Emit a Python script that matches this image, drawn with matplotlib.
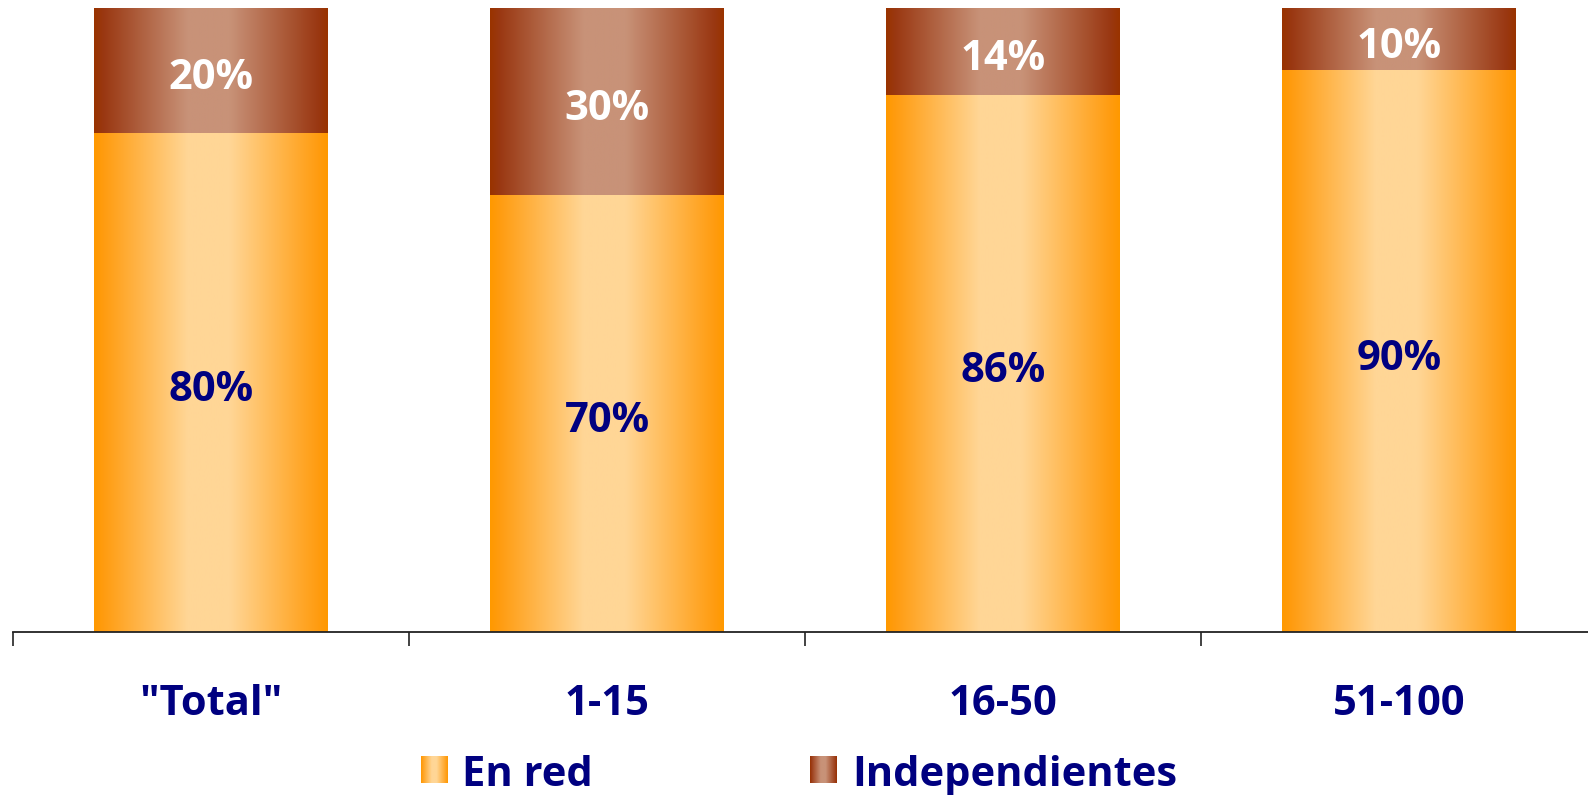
import numpy as np
import matplotlib.pyplot as plt
from matplotlib.colors import LinearSegmentedColormap
from matplotlib.transforms import blended_transform_factory, ScaledTranslation

# Data
categories = ['"Total"', "1-15", "16-50", "51-100"]
en_red = [80, 70, 86, 90]
independientes = [20, 30, 14, 10]
series_names = ["En red", "Independientes"]

navy = "#000080"
font = "Open Sans"

# horizontal gradients: dark edges, light centre
stops = [0.0, 0.04, 0.40, 0.58, 0.96, 1.0]
orange = LinearSegmentedColormap.from_list(
    "orange", list(zip(stops, ["#FF9900", "#FF9C10", "#FFD696", "#FFD696", "#FF9C10", "#FF9900"])))
brown = LinearSegmentedColormap.from_list(
    "brown", list(zip(stops, ["#993300", "#9A3812", "#C89278", "#C89278", "#9A3812", "#993300"])))
grad = np.linspace(0, 1, 256).reshape(1, -1)

fig = plt.figure(figsize=(15.88, 7.95), dpi=100)
fig.patch.set_facecolor("white")
ax = fig.add_axes([13 / 1588, 163 / 795, 1584 / 1588, 624 / 795])

x = np.arange(len(categories))
width = 0.59
bars1 = ax.bar(x, en_red, width, color="none", edgecolor="none")
bars2 = ax.bar(x, independientes, width, bottom=en_red, color="none", edgecolor="none")

for bars, cmap, txtcolor in [(bars1, orange, navy), (bars2, brown, "white")]:
    for rect in bars:
        x0, y0 = rect.get_x(), rect.get_y()
        w, h = rect.get_width(), rect.get_height()
        ax.imshow(grad, extent=[x0, x0 + w, y0, y0 + h], aspect="auto", cmap=cmap, zorder=2)
        off = ScaledTranslation(0, -0.185, fig.dpi_scale_trans)
        ax.text(x0 + w / 2, y0 + h / 2, f"{h:.0f}%", ha="center", va="baseline",
                color=txtcolor, fontsize=30, fontweight="bold", family=font,
                transform=ax.transData + off, zorder=3)

ax.set_xlim(-0.5, 3.5)
ax.set_ylim(0, 100)
for s in ["top", "right", "left"]:
    ax.spines[s].set_visible(False)
ax.spines["bottom"].set_color("#222222")
ax.spines["bottom"].set_linewidth(1.3)
ax.set_yticks([])
ax.set_xticks(np.arange(len(categories) + 1) - 0.5)
ax.set_xticklabels([])
ax.tick_params(axis="x", direction="out", length=10, width=1.2, color="#222222")

# category labels
trans = blended_transform_factory(ax.transData, fig.transFigure)
for xi, lab in zip(x, categories):
    ax.text(xi, (795 - 715) / 795, lab, ha="center", va="baseline", transform=trans,
            color=navy, fontsize=30, fontweight="bold", family=font)

# legend
for (mx, tx), name, cmap in zip([(421, 462), (810, 852)], series_names, [orange, brown]):
    lax = fig.add_axes([mx / 1588, (795 - 783) / 795, 27 / 1588, 27 / 795])
    lax.imshow(grad, aspect="auto", cmap=cmap)
    lax.axis("off")
    fig.text(tx / 1588, (795 - 786) / 795, name, ha="left", va="baseline",
             color=navy, fontsize=30, fontweight="bold", family=font)

fig.savefig("out.png", dpi=100)
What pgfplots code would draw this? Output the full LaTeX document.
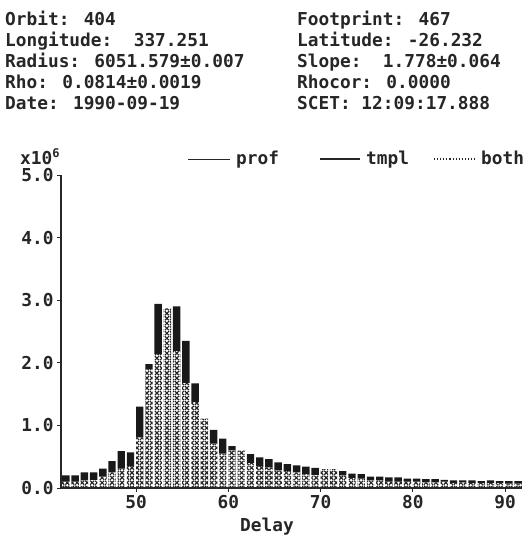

====

| TASK PROMPT |
Copy each line exactly, and leave the pictures out of your copy.

| SOLVED EXERCISE |
Emit a Python script that matches this image, drawn with matplotlib.
import numpy as np
import matplotlib.pyplot as plt
from matplotlib.colors import LinearSegmentedColormap
from matplotlib.transforms import blended_transform_factory, ScaledTranslation

# Data
categories = ['"Total"', "1-15", "16-50", "51-100"]
en_red = [80, 70, 86, 90]
independientes = [20, 30, 14, 10]
series_names = ["En red", "Independientes"]

navy = "#000080"
font = "Open Sans"

# horizontal gradients: dark edges, light centre
stops = [0.0, 0.04, 0.40, 0.58, 0.96, 1.0]
orange = LinearSegmentedColormap.from_list(
    "orange", list(zip(stops, ["#FF9900", "#FF9C10", "#FFD696", "#FFD696", "#FF9C10", "#FF9900"])))
brown = LinearSegmentedColormap.from_list(
    "brown", list(zip(stops, ["#993300", "#9A3812", "#C89278", "#C89278", "#9A3812", "#993300"])))
grad = np.linspace(0, 1, 256).reshape(1, -1)

fig = plt.figure(figsize=(15.88, 7.95), dpi=100)
fig.patch.set_facecolor("white")
ax = fig.add_axes([13 / 1588, 163 / 795, 1584 / 1588, 624 / 795])

x = np.arange(len(categories))
width = 0.59
bars1 = ax.bar(x, en_red, width, color="none", edgecolor="none")
bars2 = ax.bar(x, independientes, width, bottom=en_red, color="none", edgecolor="none")

for bars, cmap, txtcolor in [(bars1, orange, navy), (bars2, brown, "white")]:
    for rect in bars:
        x0, y0 = rect.get_x(), rect.get_y()
        w, h = rect.get_width(), rect.get_height()
        ax.imshow(grad, extent=[x0, x0 + w, y0, y0 + h], aspect="auto", cmap=cmap, zorder=2)
        off = ScaledTranslation(0, -0.185, fig.dpi_scale_trans)
        ax.text(x0 + w / 2, y0 + h / 2, f"{h:.0f}%", ha="center", va="baseline",
                color=txtcolor, fontsize=30, fontweight="bold", family=font,
                transform=ax.transData + off, zorder=3)

ax.set_xlim(-0.5, 3.5)
ax.set_ylim(0, 100)
for s in ["top", "right", "left"]:
    ax.spines[s].set_visible(False)
ax.spines["bottom"].set_color("#222222")
ax.spines["bottom"].set_linewidth(1.3)
ax.set_yticks([])
ax.set_xticks(np.arange(len(categories) + 1) - 0.5)
ax.set_xticklabels([])
ax.tick_params(axis="x", direction="out", length=10, width=1.2, color="#222222")

# category labels
trans = blended_transform_factory(ax.transData, fig.transFigure)
for xi, lab in zip(x, categories):
    ax.text(xi, (795 - 715) / 795, lab, ha="center", va="baseline", transform=trans,
            color=navy, fontsize=30, fontweight="bold", family=font)

# legend
for (mx, tx), name, cmap in zip([(421, 462), (810, 852)], series_names, [orange, brown]):
    lax = fig.add_axes([mx / 1588, (795 - 783) / 795, 27 / 1588, 27 / 795])
    lax.imshow(grad, aspect="auto", cmap=cmap)
    lax.axis("off")
    fig.text(tx / 1588, (795 - 786) / 795, name, ha="left", va="baseline",
             color=navy, fontsize=30, fontweight="bold", family=font)

fig.savefig("out.png", dpi=100)
What pgfplots code would draw this? Output the full LaTeX document.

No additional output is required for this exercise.